February 2nd, 2013 at 7:28 PM ^

Tells me where you're coming from.

You said Lloyd didn't have good coaches because they weren't as good as Bo's; that's just stupid. Neither does Saban's coaching tree, or Urban Meyer's. I'm guessing their coaching staffs have been pretty good.

And no, I don't think Don't Nehlen has anything to be embarrassed about that Rich comes from his tree. The fact that he failed here doesn't mean he's hasn't achieved, being good enough to get the Michigan job.

Still waiting for you to compare trees with someone other than Bo...


February 1st, 2013 at 10:50 PM ^

We give him crap for his unimaginitive offenses and I didn't want him for a head coach. That's a far cry from DeBord being someone we ought to still be jackaling. I'm okay if you want to crack 2 yards and a cloud of 3rd and 6 jokes all night, but let's remember he's a good guy who stayed loyal to Michigan when we were all laughing at him.

Head of Olympic Sports? Fine. I'll take my good men where I can afford them, thank you.


February 1st, 2013 at 11:10 PM ^

Yup.  I hated the DeBoring offense, but it did a fair job of handling the job assignment: "Hey go out there and chew some time off the clock so Woodley and Branch can get a gatorade break and psych themselves up to kill the second string QB".  It could have been a lot worse.

Beside the general concept of the DeBoring offense worked well enough that when Navarre had to come in, the system didn't automatically shit the bed.  I know DeBord was CMU, but I still count that time as DeBoring offense due to the style of play and fact he was around when the foundation was laid for it.

Plus the new DeBord has 5 years of NFL exprience as a posistion coach.  That actually makes me somewhat receptive to the idea of him as a posistion coach if a spot opens.  The players always did develop well under him, they were just used in the most predictable ways possible.  He can develop players for us, just no play calling duties.  


February 2nd, 2013 at 12:08 PM ^

Since I was the last man standing DeBord apologist on the early Mgo commenting system (even Magnus gave up before I did), I must agree with this.

DeBord was infuriating at times and I utterly opposed a promotion to head coach but his record as the OC speaks for itself. As we learned in the RichRod Era, Michigan wasn't immune from failure as many believed and things could get very much worse.

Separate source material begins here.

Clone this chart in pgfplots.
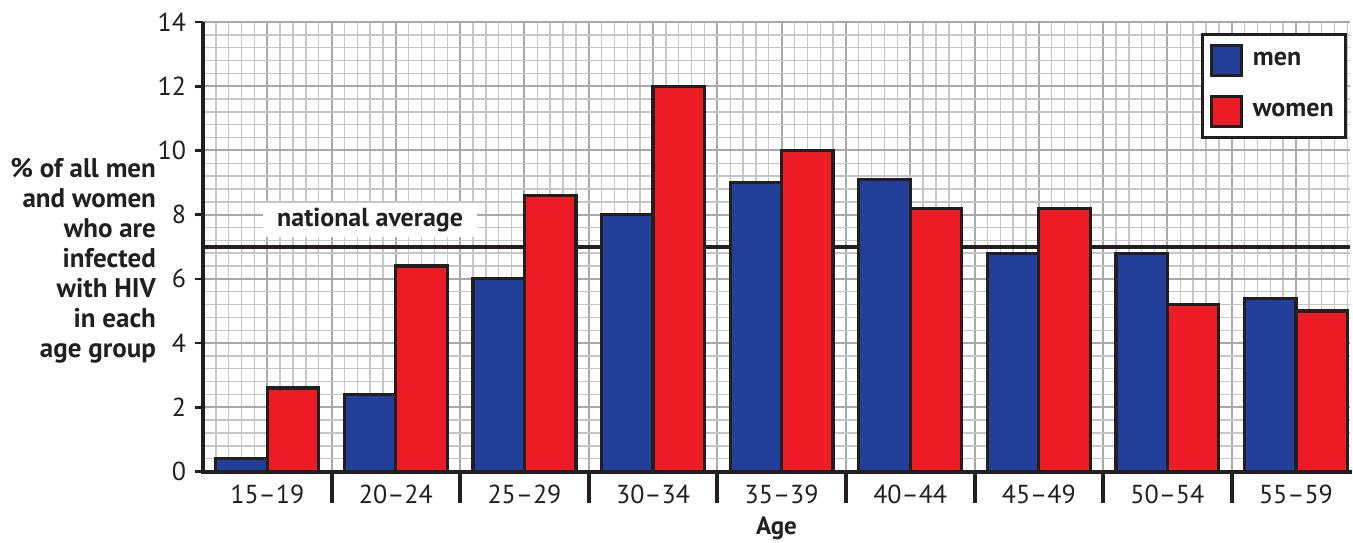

I see absolutely no reason to be even remotely concerned that he has hired on as an administrator.


February 1st, 2013 at 11:04 PM ^

After running 'off tackle left' on their first offensive possession EVERY SINGLE GAME, what do these different squads plan to do under DeBord's watch? My guess? Have more talent than every other team to work with, still lose about 25% of the time but then show each team's true potential in their last game before he leaves, making you hate him THAT MUCH MORE. Just a guess.


February 2nd, 2013 at 1:53 PM ^

Good to see that we take care of our own and DeBoard coming back at least means we have someone who knows the university, its culture, and how we do things the Michigan way.....Relax, this is a good thing!